Last weekend, I was bused with fifty other UCers to Beaujolais, a wine-producing region of France. Beaujolais was beautiful with all of its vineyards and hills and non-rainy skies (we escaped a drizzly Lyon that day). After an hour-and-a-half bus rude, we arrived at a small winery owned and operated by a lovely, smiley, brunette French couple. We de-bused and headed straight into an underground cave named after the owner’s grandmother. We all sat in wooden chairs while we were given a lesson in wine tasting. Tasting, we learned, was really only a small part of the experience. First you have to smell the wine about seven different ways, taking short, swift sniffs and twirling your glass to “release the wine’s scent” or really just to look sophisticated. You also have to tilt your glass so you can see the wine’s “true color,” which in our case was ruby – we were tasting a red. Finally we were all able to have sips – very delicious – and munch on some rosemary bread.
After the tasting, we left the grandmother cave and sat in a charming dining room for our lunch, a lunch that lasted two and a half hours and consisted of course upon course of foods grown nearby and wine made in the room next door. We were given cloth napkins, which was kind of a shame because I had to wrap up my leftover cheese in an advertisement flyer I found on the back table instead of a nice paper napkin.
Immediately following lunch we were brought out to the bread-making area where the couple taught us how to properly cut and place bread into a stone oven for baking. We all watched in awe as they worked together to load up the long-handled spatula and thrust the bread deep into the oven.
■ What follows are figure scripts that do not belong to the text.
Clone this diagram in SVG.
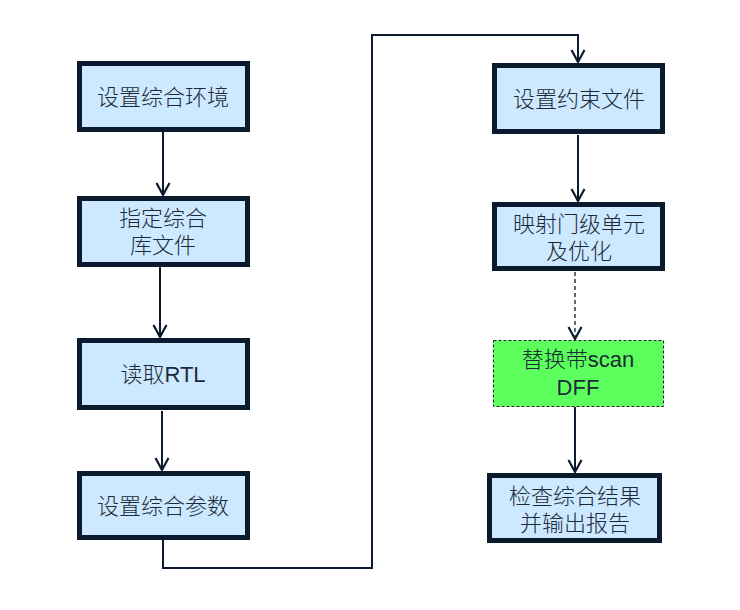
<svg xmlns="http://www.w3.org/2000/svg" width="740" height="610" viewBox="0 0 740 610">
<defs>
<marker id="arr" markerUnits="userSpaceOnUse" markerWidth="16" markerHeight="16" viewBox="0 0 16 16" refX="14" refY="8" orient="auto">
<path d="M2,1.5 L14,8 L2,14.5" fill="none" stroke="#0b1a2c" stroke-width="2.2"/>
</marker>
</defs>
<style>
.box{fill:#cce9ff;stroke:#0b1a2c;stroke-width:5}
.gbox{fill:#5cff5c;stroke:#1a2a1a;stroke-width:1;stroke-dasharray:3,2}
.t{font-family:"Liberation Sans","Noto Sans CJK SC",sans-serif;font-size:22px;font-weight:300;fill:#1c2a38;text-anchor:middle;dominant-baseline:central}
.c{fill:none;stroke:#0b1a2c;stroke-width:2}
.d{fill:none;stroke:#0b1a2c;stroke-width:1.3;stroke-dasharray:4,3}
</style>
<rect width="740" height="610" fill="#ffffff"/>
<g id="connectors">
<line class="c" x1="163" y1="132" x2="163" y2="195" marker-end="url(#arr)"/>
<line class="c" x1="160" y1="267" x2="160" y2="337" marker-end="url(#arr)"/>
<line class="c" x1="162" y1="411" x2="162" y2="470" marker-end="url(#arr)"/>
<polyline class="c" points="163,540 163,568 372,568 372,35 578,35 578,62" marker-end="url(#arr)"/>
<line class="c" x1="578" y1="135" x2="578" y2="201" marker-end="url(#arr)"/>
<line class="d" x1="575" y1="272" x2="575" y2="339" marker-end="url(#arr)"/>
<line class="c" x1="575" y1="407" x2="575" y2="472" marker-end="url(#arr)"/>
</g>
<g id="n1"><rect class="box" x="79.5" y="63.5" width="168" height="66"/><text class="t" x="163" y="97">设置综合环境</text></g>
<g id="n2"><rect class="box" x="79.5" y="198.5" width="168" height="66"/><text class="t" x="163" y="218">指定综合<tspan x="163" dy="27">库文件</tspan></text></g>
<g id="n3"><rect class="box" x="79.5" y="340.5" width="168" height="67"/><text class="t" x="163" y="374">读取RTL</text></g>
<g id="n4"><rect class="box" x="79.5" y="473.5" width="168" height="64"/><text class="t" x="163" y="506">设置综合参数</text></g>
<g id="n5"><rect class="box" x="494.5" y="65.5" width="168" height="66"/><text class="t" x="579" y="99">设置约束文件</text></g>
<g id="n6"><rect class="box" x="494.5" y="204.5" width="168" height="64"/><text class="t" x="579" y="224">映射门级单元<tspan x="579" dy="27">及优化</tspan></text></g>
<g id="n7"><rect class="gbox" x="493.5" y="340.5" width="170" height="66"/><text class="t" x="578" y="359">替换带scan<tspan x="578" dy="28">DFF</tspan></text></g>
<g id="n8"><rect class="box" x="489.5" y="475.5" width="170" height="65"/><text class="t" x="575" y="496">检查综合结果<tspan x="575" dy="27">并输出报告</tspan></text></g>
</svg>
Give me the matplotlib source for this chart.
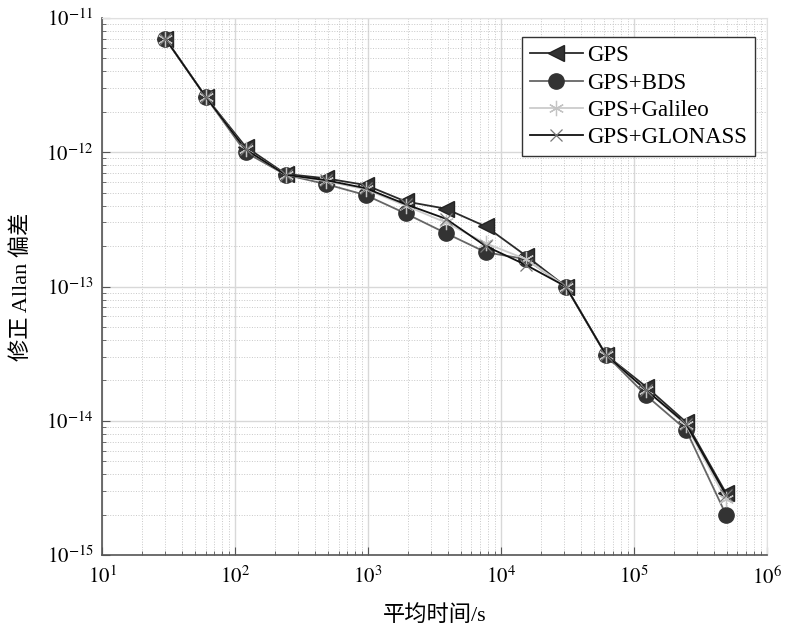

We then were told a little bit about the bread-making and baking process, why it’s good to have a humid oven, why you need to cut slits in the tops of loaves, etc etc. After all of the bread was baked up, each of us got to take home a piping-hot hunk of bread (which many of us burnt our fingers on).
The day finished with a quick tour of the fermentation room and a walk in the vineyards. The day in Beaujolais was absolutely marvelous. I feel very lucky that I’m in a program that gets to do stuff like this. Our next EAP outing is a Frenchified Thanksgiving dinner at the end of November. I can’t wait!